Absent any commentary by the self-identified passionate proponents opposed to any legislation or government action diminishing the perceived absolute right guaranteed in the Second Amendment, I am confused. In the seven weeks since Beatty's first submission, the
Second Amendment activist core has been conspicuously and tellingly silent. There has been no statement of unmitigated opposition, no marginal reservation, not a peep, not the slightest indication of concern. How can this be? Two credible explanations exist.
First, those who would normally howl at any threat to the Second Amendment rights of "law-abiding citizens" do not understand either the impact of a military junta or of a statement that clearly expresses a threat to gun ownership for those members of a "Montana Militia."
Critically, Beatty does not discriminate between "Military Militias" and "urban street gangs."
The second alternative must be that this "military plan" by any measure either as a junta or as a tool for crisis management is being subliminally ignored because such would detract the ability of Second Amendment devotees from directing their primary wrath at Democrats and President Obama. Regardless the simple truth is that the tactical first step of any such military control would be the discovery of where the guns are, who has them and subsequent confiscation to ensure public peace and tranquility.
So why does one proposal that would substantially restrict private gun ownership inspire no outrage when such a simple proposal as universal background checks inspire the apocalyptic public voices echoed in these pages.

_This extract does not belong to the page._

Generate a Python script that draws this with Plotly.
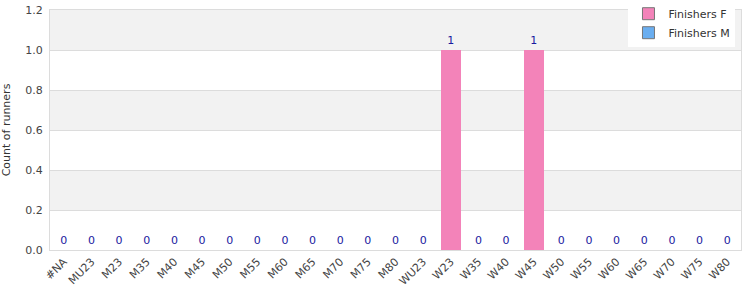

My only explanation can be NRA devotees submitting to these pages are insincere in their Second Amendment passion. In other words, their venom and antagonism is political not authentically policy-based. That distinction discredits their plausibility and the validity of their policy position. Consistency should have required the same outrage to be expressed after either or both of Beatty's submissions. It did not happen so the outrage must be only a function of bias.